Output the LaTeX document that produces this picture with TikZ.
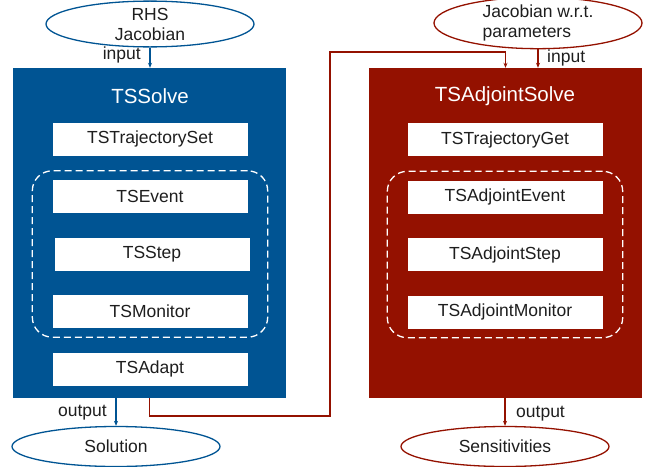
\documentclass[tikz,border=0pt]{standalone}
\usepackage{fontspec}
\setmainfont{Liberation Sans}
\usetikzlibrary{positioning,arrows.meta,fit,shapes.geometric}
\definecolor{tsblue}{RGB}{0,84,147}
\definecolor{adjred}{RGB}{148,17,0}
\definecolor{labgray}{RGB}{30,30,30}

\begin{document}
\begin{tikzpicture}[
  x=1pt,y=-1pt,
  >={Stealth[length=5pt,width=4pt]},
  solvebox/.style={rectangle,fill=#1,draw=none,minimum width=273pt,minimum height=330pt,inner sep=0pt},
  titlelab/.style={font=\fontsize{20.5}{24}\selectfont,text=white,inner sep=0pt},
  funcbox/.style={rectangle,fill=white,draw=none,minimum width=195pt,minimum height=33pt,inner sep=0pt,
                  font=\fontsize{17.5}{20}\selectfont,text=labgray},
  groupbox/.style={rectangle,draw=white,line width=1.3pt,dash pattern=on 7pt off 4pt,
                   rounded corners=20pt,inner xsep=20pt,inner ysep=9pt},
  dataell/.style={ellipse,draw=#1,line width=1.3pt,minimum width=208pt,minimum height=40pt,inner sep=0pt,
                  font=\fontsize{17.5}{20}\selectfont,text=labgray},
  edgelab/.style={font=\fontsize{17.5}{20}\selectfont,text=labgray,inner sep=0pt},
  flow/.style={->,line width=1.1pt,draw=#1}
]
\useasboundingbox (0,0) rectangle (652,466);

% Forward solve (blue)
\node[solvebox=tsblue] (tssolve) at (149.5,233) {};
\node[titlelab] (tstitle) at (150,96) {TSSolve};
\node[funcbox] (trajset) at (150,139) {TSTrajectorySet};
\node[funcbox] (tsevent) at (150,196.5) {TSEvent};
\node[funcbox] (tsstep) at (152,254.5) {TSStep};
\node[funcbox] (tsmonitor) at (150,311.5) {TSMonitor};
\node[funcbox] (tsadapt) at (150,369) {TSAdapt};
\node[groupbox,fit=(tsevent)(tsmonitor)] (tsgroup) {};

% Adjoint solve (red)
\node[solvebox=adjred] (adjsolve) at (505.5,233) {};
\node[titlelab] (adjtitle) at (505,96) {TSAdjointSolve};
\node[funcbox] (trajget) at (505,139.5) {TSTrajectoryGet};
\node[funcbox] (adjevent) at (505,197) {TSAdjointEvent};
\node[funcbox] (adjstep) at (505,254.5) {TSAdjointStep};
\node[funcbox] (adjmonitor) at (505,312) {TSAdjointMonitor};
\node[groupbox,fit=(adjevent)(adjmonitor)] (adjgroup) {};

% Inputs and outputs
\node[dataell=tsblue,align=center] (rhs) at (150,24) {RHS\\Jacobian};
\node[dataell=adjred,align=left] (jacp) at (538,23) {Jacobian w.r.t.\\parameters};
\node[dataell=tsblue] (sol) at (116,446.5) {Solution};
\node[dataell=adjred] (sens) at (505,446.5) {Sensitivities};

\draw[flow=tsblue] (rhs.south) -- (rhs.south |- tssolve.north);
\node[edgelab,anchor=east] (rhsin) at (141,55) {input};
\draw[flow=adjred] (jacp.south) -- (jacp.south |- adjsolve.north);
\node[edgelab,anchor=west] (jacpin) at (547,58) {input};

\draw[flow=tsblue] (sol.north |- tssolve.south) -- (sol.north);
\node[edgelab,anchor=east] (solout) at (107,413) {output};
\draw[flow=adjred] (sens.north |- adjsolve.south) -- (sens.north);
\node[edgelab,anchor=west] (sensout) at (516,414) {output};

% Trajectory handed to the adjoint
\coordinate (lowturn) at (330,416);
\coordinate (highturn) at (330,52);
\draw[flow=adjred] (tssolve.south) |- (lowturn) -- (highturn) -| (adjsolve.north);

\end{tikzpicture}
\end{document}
-------------------------
## Work required:
Write out nothing but the lines from the start of the data through the line with "(0,0) rectangle (652,466);". Leave out the pictures.

## Exercise response:
Output the LaTeX document that produces this picture with TikZ.
\documentclass[tikz,border=0pt]{standalone}
\usepackage{fontspec}
\setmainfont{Liberation Sans}
\usetikzlibrary{positioning,arrows.meta,fit,shapes.geometric}
\definecolor{tsblue}{RGB}{0,84,147}
\definecolor{adjred}{RGB}{148,17,0}
\definecolor{labgray}{RGB}{30,30,30}

\begin{document}
\begin{tikzpicture}[
  x=1pt,y=-1pt,
  >={Stealth[length=5pt,width=4pt]},
  solvebox/.style={rectangle,fill=#1,draw=none,minimum width=273pt,minimum height=330pt,inner sep=0pt},
  titlelab/.style={font=\fontsize{20.5}{24}\selectfont,text=white,inner sep=0pt},
  funcbox/.style={rectangle,fill=white,draw=none,minimum width=195pt,minimum height=33pt,inner sep=0pt,
                  font=\fontsize{17.5}{20}\selectfont,text=labgray},
  groupbox/.style={rectangle,draw=white,line width=1.3pt,dash pattern=on 7pt off 4pt,
                   rounded corners=20pt,inner xsep=20pt,inner ysep=9pt},
  dataell/.style={ellipse,draw=#1,line width=1.3pt,minimum width=208pt,minimum height=40pt,inner sep=0pt,
                  font=\fontsize{17.5}{20}\selectfont,text=labgray},
  edgelab/.style={font=\fontsize{17.5}{20}\selectfont,text=labgray,inner sep=0pt},
  flow/.style={->,line width=1.1pt,draw=#1}
]
\useasboundingbox (0,0) rectangle (652,466);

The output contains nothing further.